Kate Greenstreet’s deeply elegiac second full-length poetry book The Last 4 Things is an expansive meditation on a life’s moments and memories flashing before one’s eyes, but very slowly, each one lingering. The tone, wounded without being outraged, urgent but not desperate, gives the sense that what is being described is from the deep past. Some of it may be, but much of it is reflection also of how life should be lived, present tense. Descriptions are by turns elemental (“We worshipped these names as the names of our gods”) and domestic (“because we had the rakes, / we had to stop every little while and / do some raking.”). While the speaker and the characters drifting through the poems are artistic, they are portrayed also as earnest and industrious. Passages feel like they are pulled from black and white snapshots, yellowed pieces of paper, American rural life.

The Last 4 Things is two long poems – the title poem, which is over fifty pages long, and “56 Days,” a sequence of prose poems, about thirty pages in length. The formal irregularity of the poems themselves slow the pace, giving each utterance a measure of gravity. The book opens with the idea that normal ways of life suddenly feel chocked with portent. That existence is suddenly felt to be more precarious.

To leave home without making the bed,
it’s like building a house of cards.

You have to know what you’re doing.
Or be lucky. Or just very quiet.

Her first book case sensitive is by turns a noirish woman-on-the run account; family memoir; and forensic investigation. Her chapbook This is Why I Hurt You, released after her first book and before her second, scrutinizes the usefulness of art and lays bare the consequences of using one’s life as fodder for art – how it leaves you and the people you love vulnerable.

As in her earlier work, a lot of attention is given to art, but unobtrusively, whether detailing the joy of making (“We did some dyeing on my birthday / and took apart some slacks / and skirts from Goodwill, for the wool.”) or how it influences and focuses perception (“She considers a field. The lie the camera tells about that moment is a better reminder than the memory of the moment could have been.”). There is some unease in the line “A girl who is nine plays a nine-year-old girl,” because it suggests the poet recognizes that art has become the default mode for articulating emotion and desire, that everything is a mediated experience.

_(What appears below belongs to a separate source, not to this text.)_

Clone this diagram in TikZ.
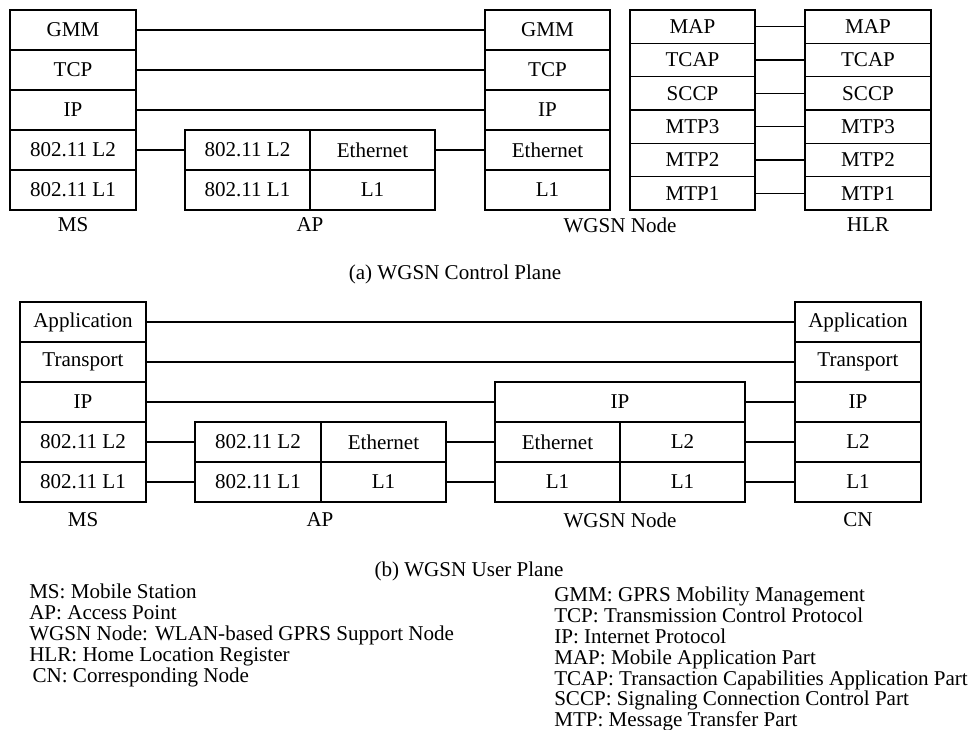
\documentclass[tikz,border=0pt]{standalone}
\usepackage{fontspec}
\setmainfont{Liberation Serif}
\usetikzlibrary{positioning}
\newcommand{\txtsize}{\fontsize{15.8}{15.6}\selectfont}

\begin{document}
\begin{tikzpicture}[
        x=0.75pt, y=-0.75pt,
        cell/.style={draw, line width=0.9pt, inner sep=0pt, minimum width=#1*0.75pt, minimum height=30pt, font=\txtsize},
        cell/.default=126,
        sscell/.style={cell=#1, minimum height=25pt},
        sscell/.default=125,
        line/.style={line width=0.9pt},
        tag/.style={font=\txtsize, inner sep=0pt},
        legend/.style={font=\txtsize, align=left, anchor=north west, inner sep=0pt}
    ]
        \useasboundingbox (0,0) rectangle (971,730);

        % -- (a) control plane: MS stack --
        \node[cell] (cMsGmm) at (73, 30)  {GMM};
        \node[cell] (cMsTcp) at (73, 70)  {TCP};
        \node[cell] (cMsIp)  at (73, 110) {IP};
        \node[cell] (cMsL2)  at (73, 150) {802.11 L2};
        \node[cell] (cMsL1)  at (73, 190) {802.11 L1};
        % -- AP --
        \node[cell=125] (cApL2)  at (247.5, 150) {802.11 L2};
        \node[cell=125] (cApL1)  at (247.5, 190) {802.11 L1};
        \node[cell=125] (cApEth) at (372.5, 150) {Ethernet};
        \node[cell=125] (cApPhy) at (372.5, 190) {L1};
        % -- WGSN node (IP side) --
        \node[cell=125] (cWgGmm) at (547.5, 30)  {GMM};
        \node[cell=125] (cWgTcp) at (547.5, 70)  {TCP};
        \node[cell=125] (cWgIp)  at (547.5, 110) {IP};
        \node[cell=125] (cWgEth) at (547.5, 150) {Ethernet};
        \node[cell=125] (cWgPhy) at (547.5, 190) {L1};
        % -- WGSN node (SS7 side) and HLR --
        \node[sscell] (cWgMap)  at (692.5, 26.67)  {MAP};
        \node[sscell] (cWgTcap) at (692.5, 60)     {TCAP};
        \node[sscell] (cWgSccp) at (692.5, 93.33)  {SCCP};
        \node[sscell] (cWgMtp3) at (692.5, 126.67) {MTP3};
        \node[sscell] (cWgMtp2) at (692.5, 160)    {MTP2};
        \node[sscell] (cWgMtp1) at (692.5, 193.33) {MTP1};
        \node[sscell=126] (hlrMap)  at (868, 26.67)  {MAP};
        \node[sscell=126] (hlrTcap) at (868, 60)     {TCAP};
        \node[sscell=126] (hlrSccp) at (868, 93.33)  {SCCP};
        \node[sscell=126] (hlrMtp3) at (868, 126.67) {MTP3};
        \node[sscell=126] (hlrMtp2) at (868, 160)    {MTP2};
        \node[sscell=126] (hlrMtp1) at (868, 193.33) {MTP1};
        % -- names and caption --
        \node[tag] (cMsName) at (73, 225)  {MS};
        \node[tag] (cApName) at (310, 225) {AP};
        \node[tag] (cWgName) at (620, 225) {WGSN Node};
        \node[tag] (hlrName) at (868, 225) {HLR};
        \node[tag] (capA)    at (455, 274) {(a) WGSN Control Plane};

        % peer links (control plane)
        \draw[line] (cMsGmm.east) -- (cWgGmm.west);
        \draw[line] (cMsTcp.east) -- (cWgTcp.west);
        \draw[line] (cMsIp.east)  -- (cWgIp.west);
        \draw[line] (cMsL2.east)  -- (cApL2.west);
        \draw[line] (cApEth.east) -- (cWgEth.west);
        \draw[line] (cWgMap.east)  -- (hlrMap.west);
        \draw[line] (cWgTcap.east) -- (hlrTcap.west);
        \draw[line] (cWgSccp.east) -- (hlrSccp.west);
        \draw[line] (cWgMtp3.east) -- (hlrMtp3.west);
        \draw[line] (cWgMtp2.east) -- (hlrMtp2.west);
        \draw[line] (cWgMtp1.east) -- (hlrMtp1.west);

        % -- (b) user plane: MS stack --
        \node[cell] (uMsApp) at (83, 322) {Application};
        \node[cell] (uMsTr)  at (83, 362) {Transport};
        \node[cell] (uMsIp)  at (83, 402) {IP};
        \node[cell] (uMsL2)  at (83, 442) {802.11 L2};
        \node[cell] (uMsL1)  at (83, 482) {802.11 L1};
        % -- AP --
        \node[cell] (uApL2)  at (258, 442) {802.11 L2};
        \node[cell] (uApL1)  at (258, 482) {802.11 L1};
        \node[cell=125] (uApEth) at (383.5, 442) {Ethernet};
        \node[cell=125] (uApPhy) at (383.5, 482) {L1};
        % -- WGSN node --
        \node[cell=250] (uWgIp)   at (620, 402)   {IP};
        \node[cell=125] (uWgEth)  at (557.5, 442) {Ethernet};
        \node[cell=125] (uWgPhyA) at (557.5, 482) {L1};
        \node[cell=125] (uWgL2)   at (682.5, 442) {L2};
        \node[cell=125] (uWgPhyB) at (682.5, 482) {L1};
        % -- CN --
        \node[cell] (cnApp) at (858, 322) {Application};
        \node[cell] (cnTr)  at (858, 362) {Transport};
        \node[cell] (cnIp)  at (858, 402) {IP};
        \node[cell] (cnL2)  at (858, 442) {L2};
        \node[cell] (cnL1)  at (858, 482) {L1};
        % -- names and caption --
        \node[tag] (uMsName) at (83, 520)  {MS};
        \node[tag] (uApName) at (320, 520) {AP};
        \node[tag] (uWgName) at (620, 520) {WGSN Node};
        \node[tag] (cnName)  at (858, 520) {CN};
        \node[tag] (capB)    at (469, 571) {(b) WGSN User Plane};

        % peer links (user plane)
        \draw[line] (uMsApp.east) -- (cnApp.west);
        \draw[line] (uMsTr.east)  -- (cnTr.west);
        \draw[line] (uMsIp.east)  -- (uWgIp.west);
        \draw[line] (uWgIp.east)  -- (cnIp.west);
        \draw[line] (uMsL2.east)  -- (uApL2.west);
        \draw[line] (uMsL1.east)  -- (uApL1.west);
        \draw[line] (uApEth.east) -- (uWgEth.west);
        \draw[line] (uApPhy.east) -- (uWgPhyA.west);
        \draw[line] (uWgL2.east)  -- (cnL2.west);
        \draw[line] (uWgPhyB.east) -- (cnL1.west);

        % -- abbreviations --
        \node[legend] (abbrNodes) at (29, 584) {MS: Mobile Station\\
            AP: Access Point\\
            WGSN Node: WLAN-based GPRS Support Node\\
            HLR: Home Location Register\\
            \hspace*{2.5pt}CN: Corresponding Node};
        \node[legend] (abbrProto) at (554, 587) {GMM: GPRS Mobility Management\\
            TCP: Transmission Control Protocol\\
            IP: Internet Protocol\\
            MAP: Mobile Application Part\\
            TCAP: Transaction Capabilities Application Part\\
            SCCP: Signaling Connection Control Part\\
            MTP: Message Transfer Part};
    \end{tikzpicture}
\end{document}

As “The Last 4 Things” progresses and throughout “56 Days,” there is a greater prevalence of religious imagery. Indeed, the opening canto riffs on St. Paul’s conversion: “The first leaves fell this morning / (my own eyes)”. Words like “mortal,” “proverbs,” “fate,” and “alms” begin to enter into the work. Unlike with the references to art, there is a lack of skepticism that is given to lines like:

One, effort to restrain evil.
Two, effort to abandon evil.
Three, effort to develop good.
Four, effort to maintain good.

which may suggest, ironically maybe, that in the world of these poems, religion is of an order lower than art. Religious utterances sometimes have an overheard feel in the poem, “Let us know our end. Let us know our end and the number of our days. This is how he talks to me, a tree losing its leaves.” For Greenstreet, religion may be emptied of its value as truth, but not its literary beauty, which the poet subtly and forcefully uses the way a painter would use a certain color to evoke a response.

Fissures between the lines and cantos give the book a non-narrative quality that should be familiar to the reader of contemporary experimental poetry. While meaning sometimes breaks down, the plaintive tone is always consistent, like hearing someone’s voice through a wall in another room without understanding every word that is said. One gets a sense throughout of the speaker remembering back to a time of crisis. The implication being that the crisis was not in the end fatal, but there being an indelible memory of how it made the speaker act and feel at the time.

The book comes with a DVD. On it, Greenstreet recites selections from the poems over footage of exteriors: trees, chimneys, trains and landscapes. If you have heard Greenstreet read out loud, you know it is worth the price of admission to have a recording of her reading her work.